Saison des fêtes oblige, vacances, etc, je n'ai récupéré ces planches que le 31 décembre, au matin. J'avais vu Nicolas danser le Boléro le 30 à l'Opéra Bastille. J'allais le revoir, sur un écran de télévision, mais le revoir quand même, le 31.
D'ordinaire je ne peux pas attendre pour regarder des planches contacts. Je me jette dessus comme un naufragé assoiffé, et affamé. C'est vrai, je peux me nourrir de ça : des images. Cette-fois là, pour la première fois je crois, dans toute une carrière, j'ai attendu. Je regardais cette boite blanche, semblable à tant d'autres, et unique, et je ne l'ouvrais pas. Une boite comme une malle au trésor, vraiment. Le stade encore vibrant des promesses contenues.
Le Boléro s'est terminé sur cet écran trop petit, trop plat, j'ai regardé Nicolas sourire à son public, j'ai souri aussi et puis j'ai pris la boite blanche. Je l'ai ouverte comme on ouvre une porte, et derrière la porte j'ai trouvé mes trésors. Ou les siens, d'ailleurs.
Je vais vous montrer 6 images. Mes préférées, je crois, pour des raisons qui peuvent sembler obscures - pour certaines - mais qui sont très précises en réalité. Je ne triche pas, je ne choisis pas des images "moins bien" en numérique, non, je le répète, je prends de part et d'autre mes images favorites.
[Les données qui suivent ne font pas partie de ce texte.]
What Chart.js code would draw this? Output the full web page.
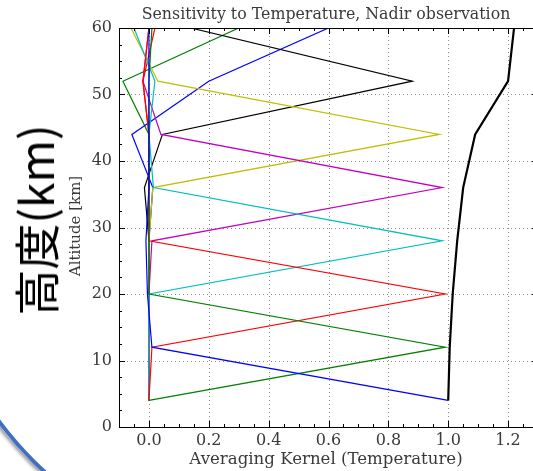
<!DOCTYPE html>
<html>
<head>
<meta charset="utf-8">
<script src="https://cdn.jsdelivr.net/npm/chart.js@4.4.1/dist/chart.umd.min.js"></script>
<style>
  html, body { margin: 0; padding: 0; background: #fff; overflow: hidden; width: 533px; height: 471px; }
  #wrap { position: absolute; left: 0; top: 0; width: 545px; height: 471px; }
  #bigLabel {
    position: absolute; left: 34px; top: 220px;
    transform: translate(-50%, -50%) rotate(-90deg);
    font-family: "Noto Sans CJK JP", "Noto Sans CJK SC", sans-serif;
    font-size: 46px; color: #000; white-space: nowrap; line-height: 1;
  }
  #arc {
    position: absolute; left: -78px; top: -182px; width: 756px; height: 756px;
    border-radius: 50%; border: 4px solid #3f6fc4; box-sizing: border-box;
    box-shadow: -2px 2px 3px rgba(0,0,0,0.35);
  }
</style>
</head>
<body>
<div id="arc"></div>
<div id="wrap"><canvas id="c" width="545" height="471"></canvas></div>
<div id="bigLabel">高度(km)</div>
<script>
// ---- data ----
const altitudes = [4, 12, 20, 28, 36, 44, 52, 60];
const kernel04 = [1.00, 0.01, -0.005, -0.01, 0.00, 0.00, 0.00, 0.00];
const kernel12 = [0.00, 0.99, 0.00, 0.00, 0.00, 0.00, 0.00, 0.01];
const kernel20 = [0.00, 0.01, 0.99, 0.00, 0.00, 0.00, -0.02, 0.00];
const kernel28 = [0.00, 0.00, 0.00, 0.98, 0.015, 0.00, 0.02, -0.05];
const kernel36 = [0.00, 0.00, 0.00, 0.01, 0.98, 0.04, -0.02, 0.00];
const kernel44 = [0.00, 0.00, 0.00, 0.00, 0.013, 0.97, 0.03, -0.06];
const kernel52 = [0.00, 0.00, 0.00, 0.00, -0.015, 0.045, 0.88, 0.14];
const kernel60 = [0.00, 0.00, 0.00, 0.00, 0.013, -0.057, 0.20, 0.60];
const kernel68 = [0.00, 0.00, 0.00, 0.00, 0.00, 0.00, -0.087, 0.30];
const kernel76 = [0.00, 0.00, 0.00, 0.00, 0.00, 0.00, -0.02, 0.02];
const kernelSum = [1.00, 1.005, 1.015, 1.03, 1.05, 1.09, 1.20, 1.22];
const xTickValues = [0.0, 0.2, 0.4, 0.6, 0.8, 1.0, 1.2];
const yTickValues = [0, 10, 20, 30, 40, 50, 60];
const titleText = 'Sensitivity to Temperature, Nadir observation';
const xTitle = 'Averaging Kernel (Temperature)';
const yTitle = 'Altitude [km]';

const kernelSeries = [
  {vals: kernel04, color: '#0000ff'},
  {vals: kernel12, color: '#008000'},
  {vals: kernel20, color: '#ff0000'},
  {vals: kernel28, color: '#00bfbf'},
  {vals: kernel36, color: '#bf00bf'},
  {vals: kernel44, color: '#bfbf00'},
  {vals: kernel52, color: '#000000'},
  {vals: kernel60, color: '#0000ff'},
  {vals: kernel68, color: '#008000'},
  {vals: kernel76, color: '#ff0000'}
];

const toPts = vals => vals.map((v, i) => ({x: v, y: altitudes[i]}));
const datasets = kernelSeries.map(s => ({
  data: toPts(s.vals), borderColor: s.color, borderWidth: 1.2,
  showLine: true, pointRadius: 0, fill: false, tension: 0
}));
datasets.push({data: toPts(kernelSum), borderColor: '#000', borderWidth: 2.2,
  showLine: true, pointRadius: 0, fill: false, tension: 0});

const TEXT = '#3a3a3a';
const SERIF = '"DejaVu Serif", "Liberation Serif", serif';

const axesPlugin = {
  id: 'mplAxes',
  beforeDatasetsDraw(chart) {
    const {ctx, chartArea: a, scales: {x, y}} = chart;
    ctx.save();
    ctx.strokeStyle = 'rgba(0,0,0,0.45)';
    ctx.lineWidth = 1;
    ctx.setLineDash([1, 3]);
    xTickValues.forEach(v => {
      const px = Math.round(x.getPixelForValue(v)) + 0.5;
      ctx.beginPath(); ctx.moveTo(px, a.top); ctx.lineTo(px, a.bottom); ctx.stroke();
    });
    yTickValues.forEach(v => {
      const py = Math.round(y.getPixelForValue(v)) + 0.5;
      ctx.beginPath(); ctx.moveTo(a.left, py); ctx.lineTo(a.right, py); ctx.stroke();
    });
    ctx.restore();
  },
  afterDatasetsDraw(chart) {
    const {ctx, chartArea: a, scales: {x, y}} = chart;
    ctx.save();
    ctx.strokeStyle = '#000';
    ctx.lineWidth = 1;
    ctx.setLineDash([]);
    ctx.strokeRect(Math.round(a.left) + 0.5, Math.round(a.top) + 0.5,
      Math.round(a.right - a.left), Math.round(a.bottom - a.top));
    const xt = (v, len) => {
      const px = Math.round(x.getPixelForValue(v)) + 0.5;
      ctx.beginPath();
      ctx.moveTo(px, a.bottom); ctx.lineTo(px, a.bottom - len);
      ctx.moveTo(px, a.top); ctx.lineTo(px, a.top + len);
      ctx.stroke();
    };
    const yt = (v, len) => {
      const py = Math.round(y.getPixelForValue(v)) + 0.5;
      ctx.beginPath();
      ctx.moveTo(a.left, py); ctx.lineTo(a.left + len, py);
      ctx.moveTo(a.right, py); ctx.lineTo(a.right - len, py);
      ctx.stroke();
    };
    for (let i = -2; i <= 26; i++) {
      const v = i * 0.05;
      const major = xTickValues.some(t => Math.abs(t - v) < 1e-6);
      xt(v, major ? 6 : 3);
    }
    for (let i = 0; i <= 24; i++) {
      const v = i * 2.5;
      const major = yTickValues.some(t => Math.abs(t - v) < 1e-6);
      yt(v, major ? 6 : 3);
    }
    ctx.fillStyle = TEXT;
    ctx.textAlign = 'center';
    ctx.textBaseline = 'middle';
    ctx.font = '15.8px ' + SERIF;
    ctx.fillText(titleText, 326, 15);
    ctx.font = '16.6px ' + SERIF;
    ctx.fillText(xTitle, 326, 460);
    ctx.save();
    ctx.translate(76, 226);
    ctx.rotate(-Math.PI / 2);
    ctx.font = '15px ' + SERIF;
    ctx.fillText(yTitle, 0, 0);
    ctx.restore();
    ctx.restore();
  }
};

new Chart(document.getElementById('c'), {
  type: 'scatter',
  data: {datasets},
  options: {
    responsive: false,
    animation: false,
    devicePixelRatio: 1,
    layout: {padding: {top: 28, right: 7, left: 0, bottom: 0}},
    plugins: {legend: {display: false}, tooltip: {enabled: false}, title: {display: false}},
    scales: {
      x: {
        type: 'linear', min: -0.1, max: 1.3,
        grid: {display: false, drawTicks: false},
        border: {display: false},
        afterBuildTicks: s => { s.ticks = xTickValues.map(v => ({value: v})); },
        afterFit: s => { s.height = 44; },
        ticks: {color: TEXT, font: {family: SERIF, size: 16}, padding: 4,
          maxRotation: 0, autoSkip: false, callback: v => Number(v).toFixed(1)}
      },
      y: {
        type: 'linear', min: 0, max: 60,
        grid: {display: false, drawTicks: false},
        border: {display: false},
        afterBuildTicks: s => { s.ticks = yTickValues.map(v => ({value: v})); },
        afterFit: s => { s.width = 119; },
        ticks: {color: TEXT, font: {family: SERIF, size: 16}, padding: 7,
          autoSkip: false, callback: v => String(v)}
      }
    }
  },
  plugins: [axesPlugin]
});
</script>
</body>
</html>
3 numériques (bien propres, forcément, les pixels ce n'est pas salissant ;-) ) et 3 argentiques (poussières comprises, netteté approximative - pour l'instant - ce sont des scans rapides de la planche-contact).
Voilà, maintenant, je sais. J'ai regardé, et j'ai vu. Je souris. Oh non, ce n'est pas grand chose, très peu, réellement. Simplement, pour moi, l'essentiel.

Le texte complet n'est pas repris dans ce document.